As an engineer and techie, i’m more interested in efficient solutions than most people.
As someone who worked in the music biz, i’m always looking for the ways that people can be ripped off, because if you don’t have all of the loopholes nailed shut, then it WILL happen.
And don’t get me started about Hollywood accounting…
Note, i didn’t say anything about how the co-operative was going to be RUN, i was only saying that they need explicit clauses about how it should be OWNED.
I’ve seen the studies from China that showed when it was a state-run model, you got lots of free-riders, who didn’t put their share of the work in, because they weren’t directly benefiting, both on the ground doing the labour, and higher up the hierarchy.
It was only when the peasants were able to sell direct to the market and profit for themselves, that the state farming enterprises were able to function effectively.

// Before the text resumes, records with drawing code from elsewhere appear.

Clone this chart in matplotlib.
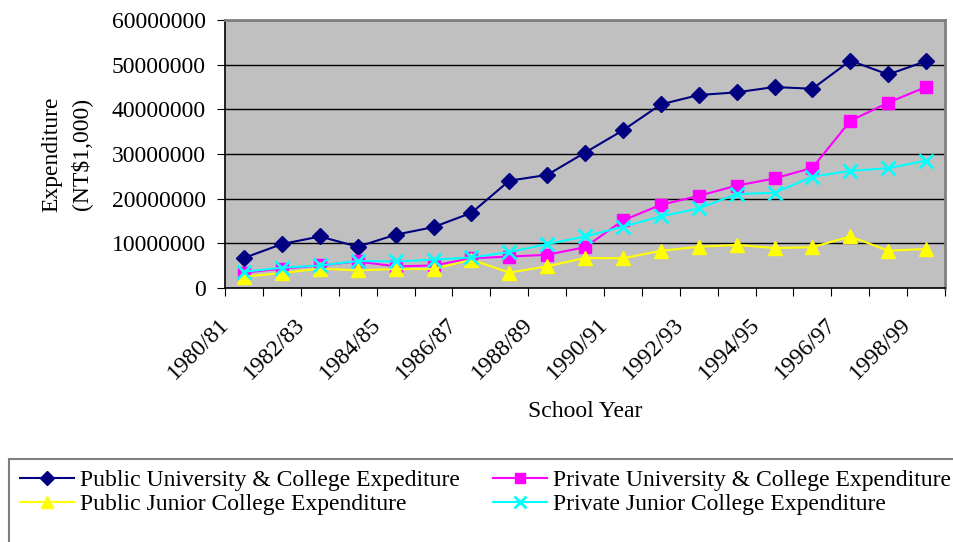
import matplotlib.pyplot as plt
import matplotlib.transforms as mtransforms
from matplotlib.patches import Rectangle
import numpy as np

plt.rcParams['font.family'] = ['Liberation Serif', 'DejaVu Serif']

years = ['1980/81', '1981/82', '1982/83', '1983/84', '1984/85', '1985/86', '1986/87',
         '1987/88', '1988/89', '1989/90', '1990/91', '1991/92', '1992/93', '1993/94',
         '1994/95', '1995/96', '1996/97', '1997/98', '1998/99']

public_univ = [6700000, 9800000, 11500000, 9200000, 11900000, 13600000, 16800000,
               24000000, 25300000, 30300000, 35300000, 41100000, 43200000, 43800000,
               45000000, 44600000, 50900000, 47800000, 50800000]
private_univ = [3400000, 4300000, 5000000, 5900000, 4800000, 5000000, 6600000,
                7000000, 7400000, 9100000, 15100000, 18600000, 20600000, 22900000,
                24500000, 26900000, 37400000, 41500000, 45000000]
public_junior = [2500000, 3300000, 4300000, 3900000, 4200000, 4200000, 6300000,
                 3400000, 4800000, 6700000, 6600000, 8300000, 9200000, 9600000,
                 8900000, 9100000, 11500000, 8300000, 8700000]
private_junior = [3600000, 4500000, 5000000, 6000000, 5900000, 6300000, 6800000,
                  8000000, 9800000, 11500000, 13700000, 16000000, 17800000, 21000000,
                  21300000, 24900000, 26200000, 26800000, 28500000]

FS = 17

fig = plt.figure(figsize=(9.54, 5.42), dpi=100)
ax = fig.add_axes([0.236, 0.469, 0.7546, 0.494])
ax.set_facecolor('#c0c0c0')

x = np.arange(len(years))
l1, = ax.plot(x, public_univ, color='#000080', marker='D', ms=8, lw=1.5,
              label='Public University & College Expediture')
l2, = ax.plot(x, private_univ, color='#ff00ff', marker='s', ms=9, lw=1.5,
              label='Private University & College Expenditure')
l3, = ax.plot(x, public_junior, color='#ffff00', marker='^', ms=10, lw=1.5,
              label='Public Junior College Expenditure')
l4, = ax.plot(x, private_junior, color='#00ffff', marker='x', ms=10, mew=2, lw=1.5,
              label='Private Junior College Expenditure')

ax.set_xlim(-0.5, len(years) - 0.5)
ax.set_ylim(0, 60000000)
ax.set_yticks(np.arange(0, 60000001, 10000000))
ax.set_yticklabels([str(v) for v in range(0, 60000001, 10000000)], fontsize=FS)
ax.yaxis.grid(True, color='black', lw=1)
ax.set_axisbelow(True)

# ticks sit between categories, labels on every other year
ax.set_xticks(np.arange(-0.5, len(years), 1))
ax.set_xticklabels([])
ax.set_xticks(x[::2], minor=True)
ax.set_xticklabels(years[::2], minor=True, rotation=45, ha='right', va='center',
                   rotation_mode='anchor', fontsize=FS)
ax.tick_params(axis='x', which='minor', length=0, pad=24)
ax.tick_params(axis='both', which='major', direction='out', length=6, color='black')
ax.tick_params(axis='y', pad=8)
shift = mtransforms.ScaledTranslation(-0.18, 0, fig.dpi_scale_trans)
for lab in ax.get_xticklabels(minor=True):
    lab.set_transform(lab.get_transform() + shift)

for side in ['top', 'right']:
    ax.spines[side].set_color('#808080')
    ax.spines[side].set_linewidth(2)
for side in ['left', 'bottom']:
    ax.spines[side].set_color('black')
    ax.spines[side].set_linewidth(1.2)

ax.set_xlabel('School Year', fontsize=FS, labelpad=13)
ax.set_ylabel('Expenditure\n(NT$1,000)', fontsize=FS, labelpad=14, linespacing=1.45)

# legend box runs off the bottom and right of the figure
fig.patches.append(Rectangle((9 / 954, -0.05), 1.0, 1 - 459 / 542 + 0.05,
                             transform=fig.transFigure, fill=False,
                             edgecolor='#808080', lw=1.5, clip_on=False))
fig.legend([l1, l3, l2, l4], [l.get_label() for l in (l1, l3, l2, l4)],
           loc='upper left', bbox_to_anchor=(9 / 954, 1 - 459 / 542),
           ncol=2, fontsize=FS, frameon=False, handlelength=2.3,
           handletextpad=0.25, borderaxespad=0, borderpad=0.45,
           labelspacing=0.1, columnspacing=1.4, markerscale=0.85)

fig.savefig('out.png', dpi=100)
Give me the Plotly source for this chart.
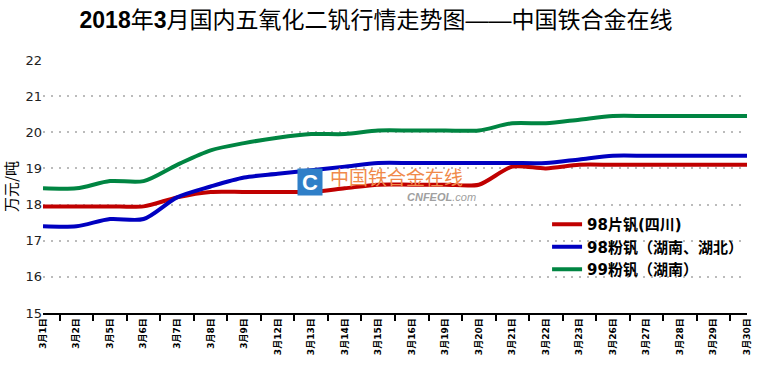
import plotly.graph_objects as go

dates = ["3月1日", "3月2日", "3月5日", "3月6日", "3月7日", "3月8日", "3月9日", "3月12日",
         "3月13日", "3月14日", "3月15日", "3月16日", "3月19日", "3月20日", "3月21日",
         "3月22日", "3月23日", "3月26日", "3月27日", "3月28日", "3月29日", "3月30日"]

flake98_sichuan = [17.95, 17.95, 17.95, 17.95, 18.2, 18.35, 18.35, 18.35, 18.35, 18.45, 18.55,
                   18.55, 18.55, 18.55, 19.05, 19.0, 19.1, 19.1, 19.1, 19.1, 19.1, 19.1]
powder98_hunan_hubei = [17.4, 17.4, 17.6, 17.6, 18.2, 18.5, 18.75, 18.85, 18.95, 19.05, 19.15,
                        19.15, 19.15, 19.15, 19.15, 19.15, 19.25, 19.35, 19.35, 19.35, 19.35, 19.35]
powder99_hunan = [18.45, 18.45, 18.65, 18.65, 19.1, 19.5, 19.7, 19.85, 19.95, 19.95, 20.05,
                  20.05, 20.05, 20.05, 20.25, 20.25, 20.35, 20.45, 20.45, 20.45, 20.45, 20.45]

series_names = ["98片钒(四川)", "98粉钒（湖南、湖北）", "99粉钒（湖南）"]
series_colors = ["#C00000", "#0000C0", "#008542"]
series_values = [flake98_sichuan, powder98_hunan_hubei, powder99_hunan]

fig = go.Figure()
for name, color, vals in zip(series_names, series_colors, series_values):
    fig.add_trace(go.Scatter(
        x=dates, y=vals, name=name, mode="lines",
        line=dict(color=color, width=4, shape="spline", smoothing=0.8),
    ))

fig.update_layout(
    width=760, height=367,
    margin=dict(l=43, r=13, t=60, b=54, autoexpand=False),
    paper_bgcolor="white", plot_bgcolor="white",
    title=dict(
        text="<b>2018</b>年<b>3</b>月国内五氧化二钒行情走势图——中国铁合金在线",
        x=376 / 760, xanchor="center", y=1 - 20 / 367, yanchor="middle",
        font=dict(family="Liberation Sans, Noto Sans CJK SC", size=23, color="#000000"),
    ),
    showlegend=True,
    legend=dict(
        x=0.716, y=0.415, xanchor="left", yanchor="top",
        bgcolor="rgba(255,255,255,0)",
        font=dict(family="DejaVu Sans, Noto Sans CJK SC", size=15, color="#000000", weight="bold"),
        itemwidth=30, tracegroupgap=0,
    ),
    xaxis=dict(
        type="category", tickangle=-90, tickson="boundaries", automargin=False,
        ticks="outside", ticklen=6, tickcolor="#000000", tickwidth=1.5,
        showline=True, linecolor="#000000", linewidth=1.5,
        showgrid=False,
        tickfont=dict(family="DejaVu Sans, Noto Sans CJK SC", size=9, color="#000000", weight="bold"),
    ),
    yaxis=dict(
        range=[15, 22], dtick=1, tick0=15, automargin=False,
        showgrid=True, gridcolor="#BBBBBB", griddash="2px,6px", gridwidth=1.5,
        zeroline=False, showline=False, ticks="",
        tickfont=dict(family="DejaVu Sans", size=13, color="#222222"),
        title=dict(text="万元/吨", font=dict(family="Noto Sans CJK SC", size=15, color="#000000"), standoff=6),
    ),
    annotations=[
        dict(text="<b>C</b>", xref="paper", yref="paper", x=(310 - 43) / 704, y=(313 - 182) / 253,
             showarrow=False, font=dict(family="Liberation Sans", size=22, color="white"),
             bgcolor="#2F7FC8", width=24, height=26, borderpad=0),
        dict(text="中国铁合金在线", xref="paper", yref="paper", x=(328 - 43) / 704, y=(313 - 176) / 253,
             xanchor="left", showarrow=False,
             font=dict(family="Noto Sans CJK SC", size=19, color="#F08A4B")),
        dict(text="<i><b>CNFEOL</b>.com</i>", xref="paper", yref="paper", x=(405 - 43) / 704, y=(313 - 197) / 253,
             xanchor="left", showarrow=False,
             font=dict(family="Liberation Sans", size=11, color="#A0A0A0")),
    ],
)

fig.write_html("out.html", config={"displayModeBar": False},
               post_script="document.body.style.margin='0';document.body.style.overflow='hidden';")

That was the real secret behind the economic miracles of Hunan and Shenzen.
Harnessing people’s inherent self-interest efficiently.
What i was trying to create was a rule-set that would mean that the longer-term self-interest, would win out over the short-term quick buck.
There was one attempt to try and privatise a housing co-op, while one friend was living there. To paraphrase what he said at that particular meeting. “Yes, we could realise a quick profit by moving out and selling the buildings, but if we still wanted to live in London, we’d end up paying commercial rents. The share of the money that we’d each get, would cover one year’s commercial rent. Which is why we have the minimum length of membership being one year.”
It doesn’t mean that i’m approaching the idea of co-operatives dogmatically as an ideology. Here in the UK, the simplest and quickest way to start a co-operative, is to use a limited company as a legal structure, with rules that set it up so it behaves according to the co-operative principles.
I just want to have explicit guarantees built-in from the start, so that they can avoid the routes to fraud that have already taken place.
To misquote Kim Stanley Robinson, “Do you want real change, or do you want business-as-usual with a different set of faces in charge?”